Columnist: Okoampa-Ahoofe, Kwame

PAC minority cannot hold Akufo-Addo government hostage

President Nana Addo Dankwa Akufo-Addo President Nana Addo Dankwa Akufo-Addo

By: Kwame Okoampa-Ahoofe

They have not acquitted themselves creditably on the Parliamentary Appointments Committee (PAC), and so I don’t see all the hoopla and the relevance surrounding the decision of the minority National Democratic Congress’ (NDC) members of the PAC to boycott the vetting of the remaining ministerial appointees-designate of the Akufo-Addo Administration (See “Minority Boycott Vetting; Cites Lack of Planning” / 4/5/17).

According to the Parliamentary Minority Leader, Mr. Haruna Iddrisu, the majority New Patriotic Party (NPP) members on the PAC are trying to stampede their opponents into rushing the vetting process before the Easter recess which officially begins on Friday, April 7. Mr. Iddrisu and his associates would have the Easter break commence on Wednesday, April 5. This is rather funny for me, because the man, at least judging from the identity of his name, does not even seem to be a Christian.

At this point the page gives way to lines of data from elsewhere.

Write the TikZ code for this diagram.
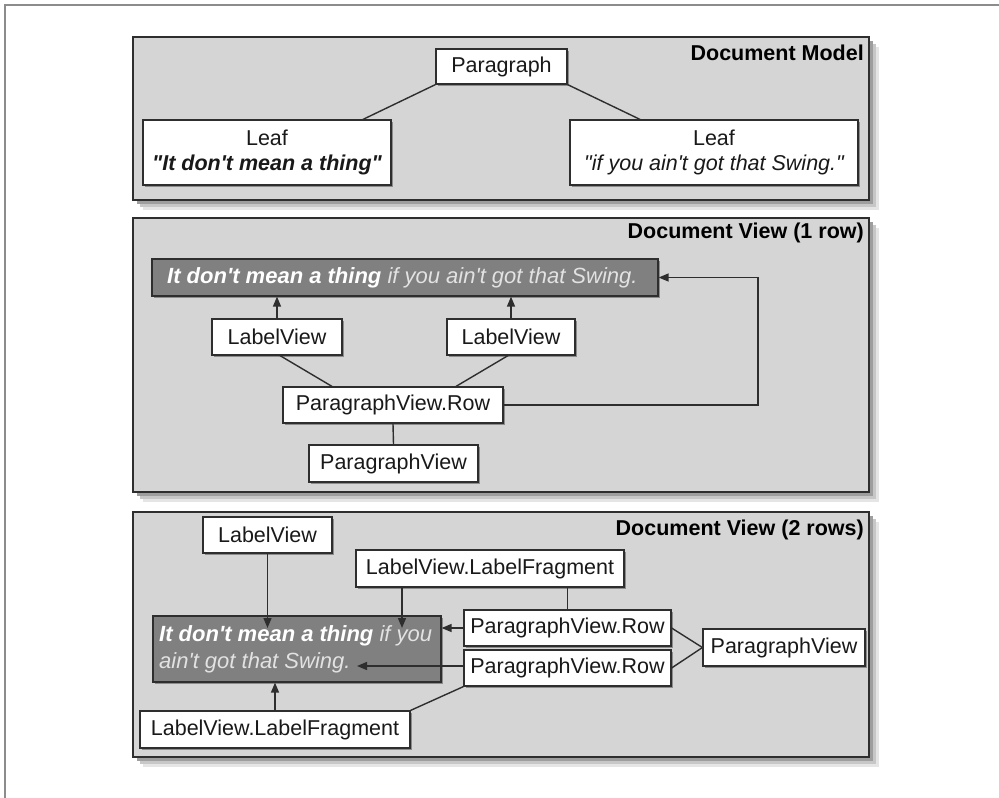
\documentclass[tikz,border=0pt]{standalone}
\usepackage{fontspec}
\setmainfont{Liberation Sans}
\usetikzlibrary{arrows.meta,shadows}
\definecolor{panelfill}{HTML}{D5D5D5}
\definecolor{barfill}{HTML}{808080}
\definecolor{edge}{HTML}{2E2E2E}
\definecolor{framecol}{HTML}{8C8C8C}
\definecolor{lighttxt}{HTML}{E2E2E2}
\newcommand\ap{\textquotesingle}
\newcommand\qq{\textquotedbl}
\tikzset{
  panel/.style={draw=edge, line width=1.4pt, fill=panelfill},
  wbox/.style={draw=edge, line width=1.2pt, fill=white, inner sep=0pt, align=center,
    font=\fontsize{21.5}{25}\selectfont, text=black!90,
    drop shadow={shadow xshift=2pt, shadow yshift=-2pt, fill=black!45, opacity=1}},
  darkbar/.style={draw=edge, line width=1.2pt, fill=barfill, inner sep=0pt,
    drop shadow={shadow xshift=2pt, shadow yshift=-2pt, fill=black!45, opacity=1}},
  bartext/.style={font=\fontsize{22}{27}\selectfont, inner sep=0pt, align=left},
  ptitle/.style={font=\fontsize{21.5}{25}\selectfont\bfseries, anchor=east, inner sep=0pt, text=black},
  conn/.style={draw=edge, line width=1.4pt},
  arr/.style={conn, -{Triangle[length=10pt,width=8pt]}}
}
\newcommand\drawpanel[4]{%
  \fill[black!10] ({#1+10},{#2+10}) rectangle ({#3+10},{#4+10});
  \fill[black!22] ({#1+7},{#2+7}) rectangle ({#3+7},{#4+7});
  \fill[black!38] ({#1+4},{#2+4}) rectangle ({#3+4},{#4+4});
  \draw[panel] (#1,#2) rectangle (#3,#4);
}
\begin{document}
\begin{tikzpicture}[x=1pt,y=-1pt]
\useasboundingbox (0,0) rectangle (999,798);
\fill[white] (0,0) rectangle (999,798);
\draw[framecol, line width=2pt] (999,5) -- (5,5) -- (5,798);

% ---------- Panel 1: Document Model ----------
\drawpanel{133}{37}{869}{200}
\node[ptitle] (t1) at (864,53) {Document Model};
\node[wbox, minimum width=131pt, minimum height=35pt] (para) at (501.5,66.5) {Paragraph};
\node[wbox, minimum width=248pt, minimum height=65pt] (leafL) at (267,152.5)
  {Leaf\\\bfseries\itshape \qq It don\ap t mean a thing\qq};
\node[wbox, minimum width=288pt, minimum height=65pt] (leafR) at (714,152.5)
  {Leaf\\\itshape \qq if you ain\ap t got that Swing.\qq};
\draw[conn] (para.south west) -- ([xshift=96pt]leafL.north);
\draw[conn] (para.south east) -- ([xshift=-74pt]leafR.north);

% ---------- Panel 2: Document View (1 row) ----------
\drawpanel{133}{218}{869}{492}
\node[ptitle] (t2) at (864,233) {Document View (1 row)};
\node[darkbar, minimum width=506pt, minimum height=37pt] (bar1) at (405,277.5) {};
\node[bartext, anchor=west] (bar1txt) at (167,277.5)
  {{\color{white}\bfseries\itshape It don\ap t mean a thing} {\color{lighttxt}\itshape if you ain\ap t got that Swing.}};
\node[wbox, minimum width=130pt, minimum height=36pt] (lv1) at (277,337) {LabelView};
\node[wbox, minimum width=128pt, minimum height=36pt] (lv2) at (511,337) {LabelView};
\node[wbox, minimum width=220pt, minimum height=36pt] (pvr) at (393,405) {ParagraphView.Row};
\node[wbox, minimum width=169pt, minimum height=37pt] (pv) at (393.5,463.5) {ParagraphView};
\coordinate (turn) at (758,277.5);
\draw[arr] (lv1.north) -- (lv1.north |- bar1.south);
\draw[arr] (lv2.north) -- (lv2.north |- bar1.south);
\draw[conn] ([xshift=3pt]lv1.south) -- ([xshift=-61pt]pvr.north);
\draw[conn] ([xshift=-3pt]lv2.south) -- ([xshift=63pt]pvr.north);
\draw[arr] (pvr.east) -| (turn) -- (bar1.east);
\draw[conn] (pvr.south) -- (pv.north);

% ---------- Panel 3: Document View (2 rows) ----------
\drawpanel{133}{512}{869}{757}
\node[ptitle] (t3) at (864,530) {Document View (2 rows)};
\node[darkbar, minimum width=288pt, minimum height=66pt] (bar2) at (297,649) {};
\node[bartext, anchor=west] (bar2txt) at (159,649.5)
  {{\color{white}\bfseries\itshape It don\ap t mean a thing} {\color{lighttxt}\itshape if you}\\
   {\color{lighttxt}\itshape ain\ap t got that Swing.}};
\node[wbox, minimum width=129pt, minimum height=36pt] (lva) at (267.5,535) {LabelView};
\node[wbox, minimum width=268pt, minimum height=37pt] (lfa) at (490,568.5) {LabelView.LabelFragment};
\node[wbox, minimum width=207pt, minimum height=36pt] (pvr1) at (567.5,628) {ParagraphView.Row};
\node[wbox, minimum width=207pt, minimum height=36pt] (pvr2) at (567.5,668) {ParagraphView.Row};
\node[wbox, minimum width=162pt, minimum height=37pt] (pv3) at (784,647.5) {ParagraphView};
\node[wbox, minimum width=270pt, minimum height=37pt] (lfb) at (275,729.5) {LabelView.LabelFragment};
\coordinate (tipA) at (267.5,628);
\coordinate (tipB) at (402,628);
\coordinate (tipC) at (357,666);
\draw[arr] (lva.south) -- (tipA);
\draw[arr] (tipB |- lfa.south) -- (tipB);
\draw[conn] (pvr1.north |- lfa.south) -- (pvr1.north);
\draw[arr] (pvr1.west) -- (pvr1.west -| bar2.east);
\draw[arr] (pvr2.west |- tipC) -- (tipC);
\draw[conn] (pvr1.east) -- (pv3.west);
\draw[conn] (pvr2.east) -- (pv3.west);
\draw[arr] (lfb.north) -- (lfb.north |- bar2.south);
\draw[conn] (lfb.north east) -- (pvr2.south west);
\end{tikzpicture}
\end{document}
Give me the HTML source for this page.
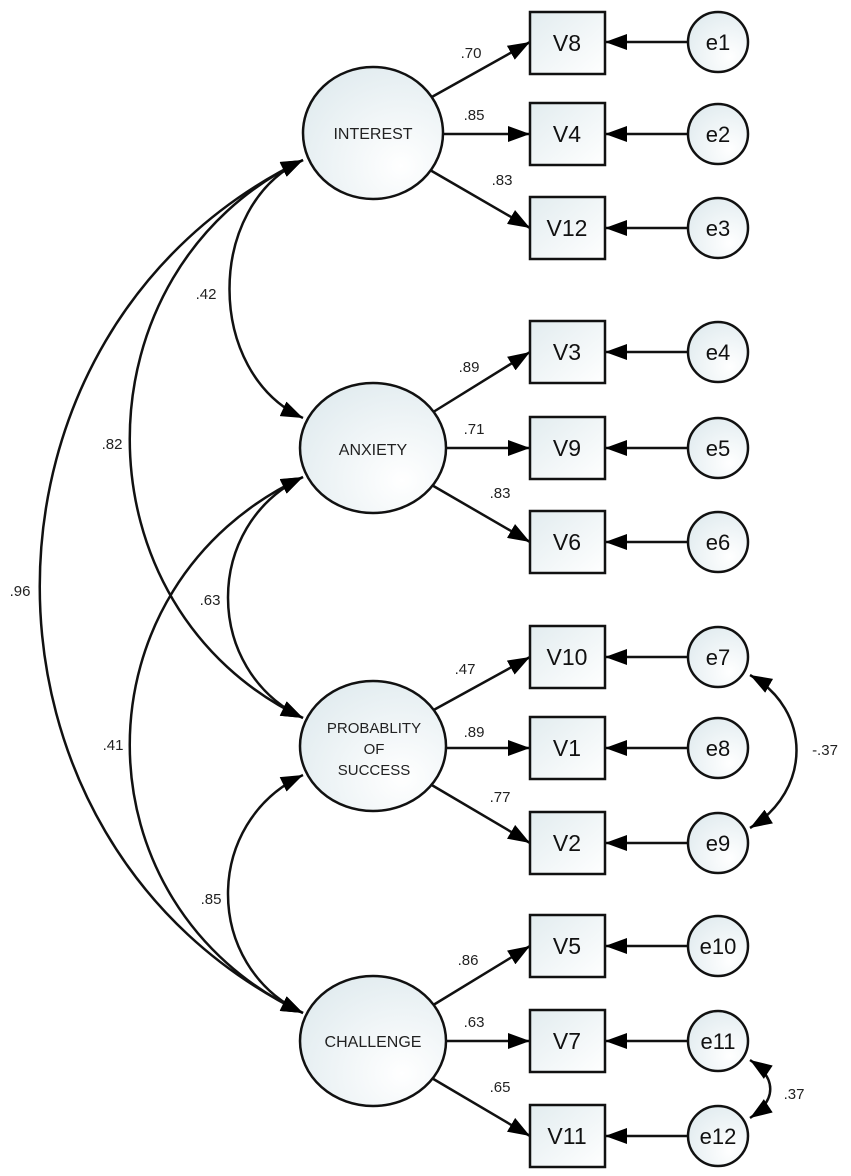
<!DOCTYPE html>
<html><head><meta charset="utf-8"><style>
html,body{margin:0;padding:0;background:#fff;}
svg{display:block;font-family:"Liberation Sans",Arial,sans-serif;}
</style></head><body>
<svg width="851" height="1176" viewBox="0 0 851 1176" xmlns="http://www.w3.org/2000/svg">
<defs>
<radialGradient id="g" cx="0.7" cy="0.75" r="0.9">
<stop offset="0" stop-color="#ffffff"/><stop offset="1" stop-color="#dfeaee"/>
</radialGradient>
<linearGradient id="gb" x1="0" y1="0" x2="1" y2="1">
<stop offset="0" stop-color="#e2ecef"/><stop offset="1" stop-color="#ffffff"/>
</linearGradient>
<marker id="a" viewBox="0 0 22 16" refX="22" refY="8" markerWidth="22" markerHeight="16" markerUnits="userSpaceOnUse" orient="auto-start-reverse">
<path d="M0,0 L22,8 L0,16 Z" fill="#000"/>
</marker>
</defs>
<g fill="none" stroke="#111" stroke-width="2.5">
<path d="M303,160 C205,205 205,373 303,418" marker-start="url(#a)" marker-end="url(#a)"/>
<path d="M303,160 C72,270 72,608 303,718" marker-start="url(#a)" marker-end="url(#a)"/>
<path d="M303,160 C-48,330 -48,843 303,1013" marker-start="url(#a)" marker-end="url(#a)"/>
<path d="M303,477 C203,525 203,670 303,718" marker-start="url(#a)" marker-end="url(#a)"/>
<path d="M303,477 C72,585 72,905 303,1013" marker-start="url(#a)" marker-end="url(#a)"/>
<path d="M303,775 C203,822 203,966 303,1013" marker-start="url(#a)" marker-end="url(#a)"/>
<path d="M750,675 C812,710 812,790 750,828" marker-start="url(#a)" marker-end="url(#a)"/>
<path d="M750,1060 C777,1078 777,1100 750,1118" marker-start="url(#a)" marker-end="url(#a)"/>
</g>
<g stroke="#111" stroke-width="2.5" marker-end="url(#a)">
<line x1="430" y1="98" x2="530" y2="42"/>
<line x1="443" y1="134" x2="530" y2="134"/>
<line x1="430" y1="170" x2="530" y2="228"/>
<line x1="430" y1="414" x2="530" y2="352"/>
<line x1="446" y1="448" x2="530" y2="448"/>
<line x1="430" y1="484" x2="530" y2="542"/>
<line x1="430" y1="712" x2="530" y2="657"/>
<line x1="446" y1="748" x2="530" y2="748"/>
<line x1="430" y1="784" x2="530" y2="843"/>
<line x1="430" y1="1007" x2="530" y2="946"/>
<line x1="446" y1="1041" x2="530" y2="1041"/>
<line x1="430" y1="1077" x2="530" y2="1136"/>
<line x1="688" y1="42" x2="605" y2="42"/>
<line x1="688" y1="134" x2="605" y2="134"/>
<line x1="688" y1="228" x2="605" y2="228"/>
<line x1="688" y1="352" x2="605" y2="352"/>
<line x1="688" y1="448" x2="605" y2="448"/>
<line x1="688" y1="542" x2="605" y2="542"/>
<line x1="688" y1="657" x2="605" y2="657"/>
<line x1="688" y1="748" x2="605" y2="748"/>
<line x1="688" y1="843" x2="605" y2="843"/>
<line x1="688" y1="946" x2="605" y2="946"/>
<line x1="688" y1="1041" x2="605" y2="1041"/>
<line x1="688" y1="1136" x2="605" y2="1136"/>
</g>
<g fill="url(#g)" stroke="#111" stroke-width="2.5">
<ellipse cx="373" cy="133" rx="70" ry="66"/>
<ellipse cx="373" cy="448" rx="73" ry="65"/>
<ellipse cx="373" cy="746" rx="73" ry="65"/>
<ellipse cx="373" cy="1041" rx="73" ry="65"/>
</g>
<g font-size="16" fill="#222" text-anchor="middle">
<text x="373" y="139">INTEREST</text>
<text x="373" y="455">ANXIETY</text>
<text x="374" y="733" font-size="15">PROBABLITY</text>
<text x="374" y="754" font-size="15">OF</text>
<text x="374" y="775" font-size="15">SUCCESS</text>
<text x="373" y="1047">CHALLENGE</text>
</g>
<g fill="url(#gb)" stroke="#111" stroke-width="2.5">
<rect x="530" y="12" width="75" height="62"/>
<rect x="530" y="103" width="75" height="62"/>
<rect x="530" y="197" width="75" height="62"/>
<rect x="530" y="321" width="75" height="62"/>
<rect x="530" y="417" width="75" height="62"/>
<rect x="530" y="511" width="75" height="62"/>
<rect x="530" y="626" width="75" height="62"/>
<rect x="530" y="717" width="75" height="62"/>
<rect x="530" y="812" width="75" height="62"/>
<rect x="530" y="915" width="75" height="62"/>
<rect x="530" y="1010" width="75" height="62"/>
<rect x="530" y="1105" width="75" height="62"/>
</g>
<g font-size="23" fill="#111" text-anchor="middle">
<text x="567" y="51">V8</text><text x="567" y="142">V4</text><text x="567" y="236">V12</text>
<text x="567" y="360">V3</text><text x="567" y="456">V9</text><text x="567" y="550">V6</text>
<text x="567" y="665">V10</text><text x="567" y="756">V1</text><text x="567" y="851">V2</text>
<text x="567" y="954">V5</text><text x="567" y="1049">V7</text><text x="567" y="1144">V11</text>
</g>
<g fill="url(#g)" stroke="#111" stroke-width="2.5">
<circle cx="718" cy="42" r="30"/><circle cx="718" cy="134" r="30"/><circle cx="718" cy="228" r="30"/>
<circle cx="718" cy="352" r="30"/><circle cx="718" cy="448" r="30"/><circle cx="718" cy="542" r="30"/>
<circle cx="718" cy="657" r="30"/><circle cx="718" cy="748" r="30"/><circle cx="718" cy="843" r="30"/>
<circle cx="718" cy="946" r="30"/><circle cx="718" cy="1041" r="30"/><circle cx="718" cy="1136" r="30"/>
</g>
<g font-size="22" fill="#111" text-anchor="middle">
<text x="718" y="50">e1</text><text x="718" y="142">e2</text><text x="718" y="236">e3</text>
<text x="718" y="360">e4</text><text x="718" y="456">e5</text><text x="718" y="550">e6</text>
<text x="718" y="665">e7</text><text x="718" y="756">e8</text><text x="718" y="851">e9</text>
<text x="718" y="954">e10</text><text x="718" y="1049">e11</text><text x="718" y="1144">e12</text>
</g>
<g font-size="15" fill="#222" text-anchor="middle">
<text x="471" y="58">.70</text><text x="474" y="120">.85</text><text x="502" y="185">.83</text>
<text x="469" y="372">.89</text><text x="474" y="434">.71</text><text x="500" y="498">.83</text>
<text x="465" y="674">.47</text><text x="474" y="737">.89</text><text x="500" y="802">.77</text>
<text x="468" y="965">.86</text><text x="474" y="1027">.63</text><text x="500" y="1092">.65</text>
<text x="206" y="299">.42</text><text x="112" y="449">.82</text><text x="20" y="596">.96</text>
<text x="210" y="605">.63</text><text x="113" y="750">.41</text><text x="211" y="904">.85</text>
<text x="825" y="755">-.37</text><text x="794" y="1099">.37</text>
</g>
</svg>
</body></html>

I also see several issues at play in the decision of the minority members of the PAC to boycott the vetting of the ministerial nominees. One may have to do with their “sitting allowances.” To-date, nobody has publicly disclosed precisely from what budget these sitting allowances are disbursed. Mr. Mahama Ayariga, the notorious Member of Parliament for Bawku-Central, in the Upper-East Region, recently hinted at the fact that the evidently well-loved sitting allowances may be bribe monies, after all.

I have also not seen any semblance of due diligence done on the part of the minority PAC members, and so it is not clear just what Mr. Iddrisu means by his complaint that the parliamentary majority PAC members are trying to rush the vetting process, so as to save some of the ministerial nominees-designate the desired rigorous scrutiny. This is rather farcical because most of what passes for due diligence on the part of the PAC minority members is an invariable referendum on what the nominees appearing before the PAC think of former President John Dramani Mahama. It is also quite obvious that the NDC-PAC members want to stall the fast-paced manner in which President Akufo-Addo has, so far, been handling the day-to-day affairs of his administration.

It is part of their political strategy to ensure that President Akufo-Addo comes up short in the fulfillment of his electioneering campaign promises. But here, also, like the 2016 general election, the NDC apparatchiks are bound to fail miserably once again. Complete laziness on the part of these punch-drunk and battle-shy NDC operatives may also have a lot to do with their decision to boycott the PAC’s vetting of the ministerial appointees. The good news here is that the NPP-PAC majority has the numbers to legitimately approve of these nominees. And even as Mr. Titus Glover, the NPP’s MP for Tema-East, stated in the wake of the announcement of the boycott, the NPP-PAC majority members intend to do precisely that.